Party leaders held a voice vote, then declared the opponents lacked enough votes. Pandemonium erupted on the floor of the Cleveland basketball arena where Trump is due to be formally nominated this week for the Nov. 8 election.

Many delegates began chanting “Roll Call. Roll Call,” effectively calling for a lengthy process that would allow every state to weigh in. Representative Steve Womack of Arkansas, who was chairing the session, declared there was not enough support for a roll-call vote, drawing a chorus of boos.

Some, including the Colorado delegation, walked off the convention floor saying they had to assess their next steps.

“This is really appalling,” Ken Cuccinelli, a delegate from Virginia who favored a roll-call vote, told MSNBC afterward. “This is the party of law and order. … If you won’t obey your own rules there is no reason to think you’ll obey any others.”

While delivering a sudden jolt to the highly scripted program, the anti-Trump forces failed, their rebellion quashed.

The convention then approved the party policy platform and took a scheduled break ahead of a lineup of evening speakers due to include Trump’s wife Melania and former New York Mayor Rudy Giuliani.

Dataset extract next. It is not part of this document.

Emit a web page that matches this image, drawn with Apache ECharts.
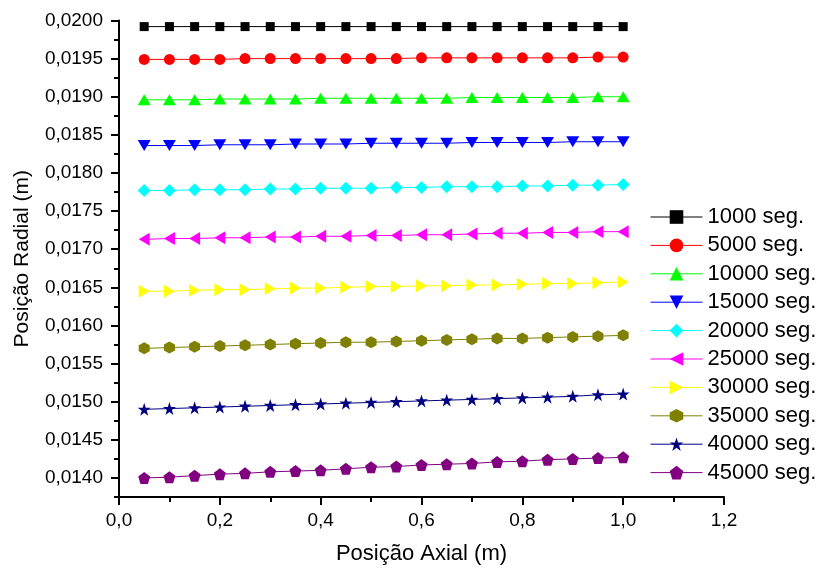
<!DOCTYPE html>
<html>
<head>
<meta charset="utf-8">
<script src="https://cdn.jsdelivr.net/npm/echarts@6/dist/echarts.min.js"></script>
<style>
  html, body { margin: 0; padding: 0; background: #fff; }
  #chart { width: 822px; height: 571px; }
</style>
</head>
<body>
<div id="chart"></div>
<script>
// posição axial (m)
const xPos = [0.05, 0.10, 0.15, 0.20, 0.25, 0.30, 0.35, 0.40, 0.45, 0.50,
  0.55, 0.60, 0.65, 0.70, 0.75, 0.80, 0.85, 0.90, 0.95, 1.00];

const seriesNames = ['1000 seg.', '5000 seg.', '10000 seg.', '15000 seg.', '20000 seg.',
  '25000 seg.', '30000 seg.', '35000 seg.', '40000 seg.', '45000 seg.'];

const r1000 = [0.01992, 0.01992, 0.01992, 0.01992, 0.01992, 0.01992, 0.01992, 0.01992, 0.01992, 0.01992,
  0.01992, 0.01992, 0.01992, 0.01992, 0.01992, 0.01992, 0.01992, 0.01992, 0.01992, 0.01992];
const r5000 = [0.01949, 0.01949, 0.01949, 0.01949, 0.01950, 0.01950, 0.01950, 0.01950, 0.01950, 0.01950,
  0.01950, 0.01951, 0.01951, 0.01951, 0.01951, 0.01951, 0.01951, 0.01951, 0.01952, 0.01952];
const r10000 = [0.01896, 0.01896, 0.01896, 0.01897, 0.01897, 0.01897, 0.01897, 0.01898, 0.01898, 0.01898,
  0.01898, 0.01898, 0.01898, 0.01899, 0.01899, 0.01899, 0.01899, 0.01899, 0.01900, 0.01900];
const r15000 = [0.01836, 0.01836, 0.01836, 0.01837, 0.01837, 0.01837, 0.01838, 0.01838, 0.01838, 0.01839,
  0.01839, 0.01839, 0.01839, 0.01840, 0.01840, 0.01840, 0.01840, 0.01841, 0.01841, 0.01841];
const r20000 = [0.01777, 0.01777, 0.01778, 0.01778, 0.01778, 0.01779, 0.01779, 0.01780, 0.01780, 0.01780,
  0.01781, 0.01781, 0.01782, 0.01782, 0.01782, 0.01783, 0.01783, 0.01784, 0.01784, 0.01785];
const r25000 = [0.01713, 0.01714, 0.01714, 0.01715, 0.01715, 0.01716, 0.01716, 0.01717, 0.01717, 0.01718,
  0.01718, 0.01719, 0.01719, 0.01720, 0.01721, 0.01721, 0.01722, 0.01722, 0.01723, 0.01723];
const r30000 = [0.01645, 0.01645, 0.01646, 0.01647, 0.01647, 0.01648, 0.01649, 0.01649, 0.01650, 0.01651,
  0.01651, 0.01652, 0.01652, 0.01653, 0.01653, 0.01654, 0.01655, 0.01655, 0.01656, 0.01657];
const r35000 = [0.01570, 0.01571, 0.01572, 0.01573, 0.01574, 0.01575, 0.01576, 0.01577, 0.01578, 0.01578,
  0.01579, 0.01580, 0.01581, 0.01582, 0.01583, 0.01583, 0.01584, 0.01585, 0.01586, 0.01587];
const r40000 = [0.01490, 0.01491, 0.01492, 0.01493, 0.01494, 0.01495, 0.01496, 0.01497, 0.01498, 0.01499,
  0.01500, 0.01501, 0.01502, 0.01503, 0.01504, 0.01505, 0.01506, 0.01507, 0.01509, 0.01510];
const r45000 = [0.01400, 0.01401, 0.01403, 0.01405, 0.01406, 0.01408, 0.01409, 0.01410, 0.01412, 0.01414,
  0.01415, 0.01417, 0.01418, 0.01419, 0.01421, 0.01422, 0.01424, 0.01425, 0.01426, 0.01427];

const yMajorTicks = [0.0140, 0.0145, 0.0150, 0.0155, 0.0160, 0.0165, 0.0170, 0.0175,
  0.0180, 0.0185, 0.0190, 0.0195, 0.0200];
const yMinorTicks = [0.01375, 0.01425, 0.01475, 0.01525, 0.01575, 0.01625, 0.01675, 0.01725,
  0.01775, 0.01825, 0.01875, 0.01925, 0.01975];

const allSeries = [r1000, r5000, r10000, r15000, r20000, r25000, r30000, r35000, r40000, r45000];

const colors = ['#000000', '#ff0000', '#00ff00', '#0000ff', '#00ffff',
  '#ff00ff', '#ffff00', '#808000', '#000080', '#800080'];

const symbols = [
  'rect',
  'circle',
  'triangle',
  'path://M0,0L10,0L5,9Z',
  'diamond',
  'path://M0,5L10,0L10,10Z',
  'path://M0,0L10,5L0,10Z',
  'path://M5,0L9.33,2.5L9.33,7.5L5,10L0.67,7.5L0.67,2.5Z',
  'path://M50,0L61.8,35.4L100,35.4L69.1,57.3L80.9,95.1L50,72.4L19.1,95.1L30.9,57.3L0,35.4L38.2,35.4Z',
  'path://M50,0L100,36.3L80.9,95.1L19.1,95.1L0,36.3Z'
];
const symbolSizes = [[9, 9], 11, [13, 11], [13, 11], 13, [11, 13], [11, 13], [11, 12], 13, 12];

const font = "'Liberation Sans', Arial, sans-serif";
const comma = (v, d) => v.toFixed(d).replace('.', ',');

const chart = echarts.init(document.getElementById('chart'));

const series = allSeries.map((vals, i) => ({
  name: seriesNames[i],
  type: 'line',
  data: vals.map((v, j) => [xPos[j], v]),
  symbol: symbols[i],
  symbolSize: symbolSizes[i],
  color: colors[i],
  lineStyle: { width: 1, color: colors[i] },
  itemStyle: { color: colors[i] },
  animation: false
}));

// eixo auxiliar só para os ticks menores
series.push({
  type: 'line',
  yAxisIndex: 1,
  data: [],
  silent: true
});

chart.setOption({
  backgroundColor: '#fff',
  animation: false,
  grid: { left: 119, right: 98, top: 20.5, bottom: 74, containLabel: false },
  legend: {
    orient: 'vertical',
    left: 645,
    top: 201,
    itemWidth: 52,
    itemHeight: 17,
    itemGap: 6.4,
    data: seriesNames,
    lineStyle: { width: 1 },
    textStyle: { fontFamily: font, fontSize: 22, color: '#000' }
  },
  xAxis: {
    type: 'value',
    min: 0,
    max: 1.2,
    interval: 0.2,
    name: 'Posição Axial (m)',
    nameLocation: 'middle',
    nameGap: 46,
    nameTextStyle: { fontFamily: font, fontSize: 22, color: '#000' },
    axisLine: { show: true, lineStyle: { color: '#000', width: 2 } },
    axisTick: { show: true, inside: false, length: 8, lineStyle: { color: '#000', width: 2 } },
    minorTick: { show: true, splitNumber: 2, length: 5, lineStyle: { color: '#000', width: 2 } },
    splitLine: { show: false },
    minorSplitLine: { show: false },
    axisLabel: {
      margin: 14,
      fontFamily: font, fontSize: 19, color: '#000',
      formatter: v => comma(v, 1)
    }
  },
  yAxis: [{
    type: 'value',
    min: 0.01375,
    max: 0.0200,
    name: 'Posição Radial (m)',
    nameLocation: 'middle',
    nameGap: 86,
    nameTextStyle: { fontFamily: font, fontSize: 21, color: '#000' },
    axisLine: { show: true, lineStyle: { color: '#000', width: 2 } },
    axisTick: { show: true, inside: false, length: 8, customValues: yMajorTicks, lineStyle: { color: '#000', width: 2 } },
    splitLine: { show: false },
    axisLabel: {
      margin: 16,
      customValues: yMajorTicks,
      fontFamily: font, fontSize: 19, color: '#000',
      formatter: v => comma(v, 4)
    }
  }, {
    type: 'value',
    position: 'left',
    min: 0.01375,
    max: 0.0200,
    axisLine: { show: false },
    axisTick: { show: true, inside: false, length: 5, customValues: yMinorTicks, lineStyle: { color: '#000', width: 2 } },
    axisLabel: { show: false },
    splitLine: { show: false }
  }],
  series: series
});
</script>
</body>
</html>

But the furor, an embarrassment to Trump, put a spotlight on the deep divisions within the party that have emerged over his candidacy. A string of senior Republicans, worried about Trump’s temperament and policies, were already avoiding the convention.

KILLINGS OVERSHADOW CONVENTION

The gathering opened on Monday afternoon in the shadow of racially tinged killings of police officers and black men.

Trump allies planned to promote what he has billed as a tough line on law and order and national security in speeches later in the day.

Sunday’s shooting of three policemen in Baton Rouge – a targeted attack that may have been in retaliation for a series of police killings of black Americans – hung over the gathering.

Trump has sought to position himself as the law-and-order candidate in an echo of Richard Nixon’s successful presidential campaign of 1968.

Speakers were likely to promise that Trump will crack down on Islamic State abroad and toughen up on crime at home if he wins the election.

Iowa’s Republican Party Chairman, Jeff Kaufmann, said that a month ago the top issue for voters in the state was the economy. Now, he said, he was hearing concerns about security.

“Rightly or wrongly, the shootings that we’ve had have vaulted, not just national security in terms of external terrorism but also the knowledge that that terrorism is occurring within our country,” Kaufmann said.


Such concerns might lead voters to choose Trump over Democratic candidate Hillary Clinton in November, he said.